I hit send on the button and there it was, confirmation I had just signed up for the last two “classes” requirements to finish my Master’s Degree. Readings and Research is all I have left on the agenda, minus the last four papers due in Environmentally Policy. That class is well over half over so I’m rounding up and counting it as done in my head. Quick side note, environmental policy is really hard and I don’t think I will be searching out any jobs in that field. Lots of people need too, but it will not be this guy. The point today is that I can see, smell, and hear the graduate school finish line and what a glorious sight it is.  

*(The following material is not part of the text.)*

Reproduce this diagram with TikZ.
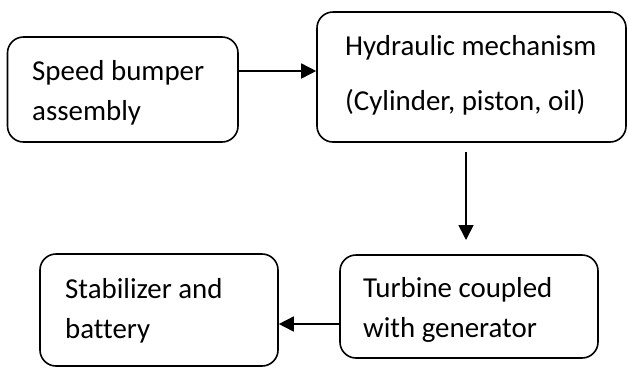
\documentclass[tikz,border=0pt]{standalone}
\usepackage{fontspec}
\setmainfont[Ligatures=NoCommon]{Carlito}
\usetikzlibrary{arrows.meta}
\begin{document}
\begin{tikzpicture}[x=1bp,y=-1bp,
  box/.style={draw=black,line width=1.6bp,rounded corners=16bp,inner sep=0pt,minimum width=#1},
  lbl/.style={anchor=base west,inner sep=0pt,font=\fontsize{29}{35}\selectfont},
  arr/.style={draw=black,line width=1.6bp,-{Triangle[length=15bp,width=15bp]}}]
\useasboundingbox (0,0) rectangle (629,368);
\node[box=230.5bp,minimum height=105bp] (b1) at (122.75,89.5) {};
\node[box=309bp,minimum height=130bp] (b2) at (471.5,77) {};
\node[box=238bp,minimum height=112bp] (b3) at (159,310) {};
\node[box=258bp,minimum height=103bp] (b4) at (469,306.5) {};
\node[lbl] (t1a) at (32,80) {Speed bumper};
\node[lbl] (t1b) at (32,120) {assembly};
\node[lbl] (t2a) at (345,55) {Hydraulic mechanism};
\node[lbl] (t2b) at (345,110) {(Cylinder, piston, oil)};
\node[lbl] (t3a) at (65,298) {Stabilizer and};
\node[lbl] (t3b) at (65,338) {battery};
\node[lbl] (t4a) at (363,297) {Turbine coupled};
\node[lbl] (t4b) at (363,337) {with generator};
\coordinate (y1) at (0,71);
\coordinate (y2) at (0,324);
\coordinate (d1) at (466,152);
\coordinate (d2) at (466,240);
\draw[arr] (b1.east |- y1) -- (b2.west |- y1);
\draw[arr] (d1) -- (d2);
\draw[arr] (b4.west |- y2) -- (b3.east |- y2);
\end{tikzpicture}
\end{document}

I love training for a marathon but I dislike running. During my 20 mile run yesterday, I spent at least 15 of miles talking myself out of quitting. It was windy and rainy and there are a ton of activities I would rather be doing then running for 3 hours praying I don’t chaff so bad I can’t walk the next day. The reason I run and train for a marathon is the mental work out I have to go through to reach the finish line. My goals have always been long term. Become a public speaker, open my own abused teen rehabilitation center (working on it) and hiking the Superior Hiking Trail, all are long term goals where I can not see the finish line. I must trust that one step and one action after another will produce an outcome moving me closer to the end.  Training and running a marathon builds that mental muscle to accomplish any task. No one crosses a marathon finish line by luck.

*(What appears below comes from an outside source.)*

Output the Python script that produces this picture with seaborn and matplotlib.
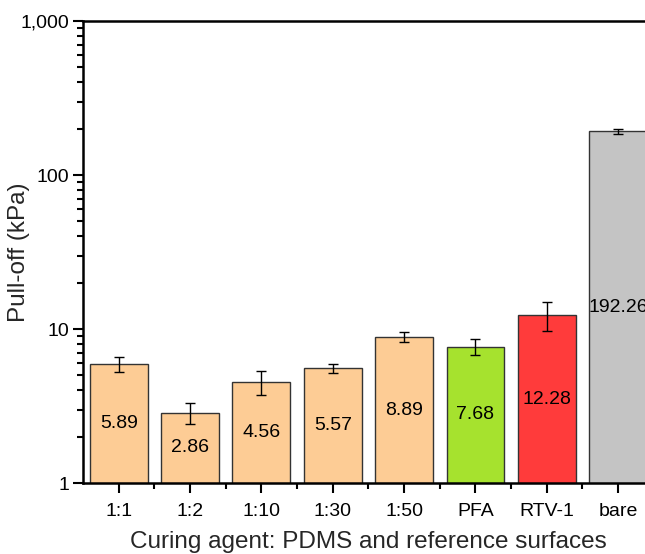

The same thing has happened in graduate school. A two year, no break program caused me great joy and heart ache over the last two years. I remembered the parts of school I liked, reading and learning about historical moments, and the philosophy that went into land mark decisions. I cursed out the subject of math again for the one-thousandth time in my life. Math is stupid. I had to talk myself into attending class on numerous occasion. And last summer trying to balance two grad school classes, a 10 hour a week internship, and a 45 hour a week job was a brutal gauntlet. I forget what free time was but as I hit send to confirm I was signed up for my last two requirements, signaled the home stretch and a burst of momentum arrived. The moment when all the hard work crescendos and morphs into an accomplishment. When all the mental gymnastics of writing one more line in a paper, fighting through mile 18, which was all uphill, and when I’m slated to speak in a new state this summer (Tennessee), the feeling of it was all worth it arrives. There isn’t a better feeling in the world than crossing the finish line and telling the side of my brain that said I can’t do it, that I did it.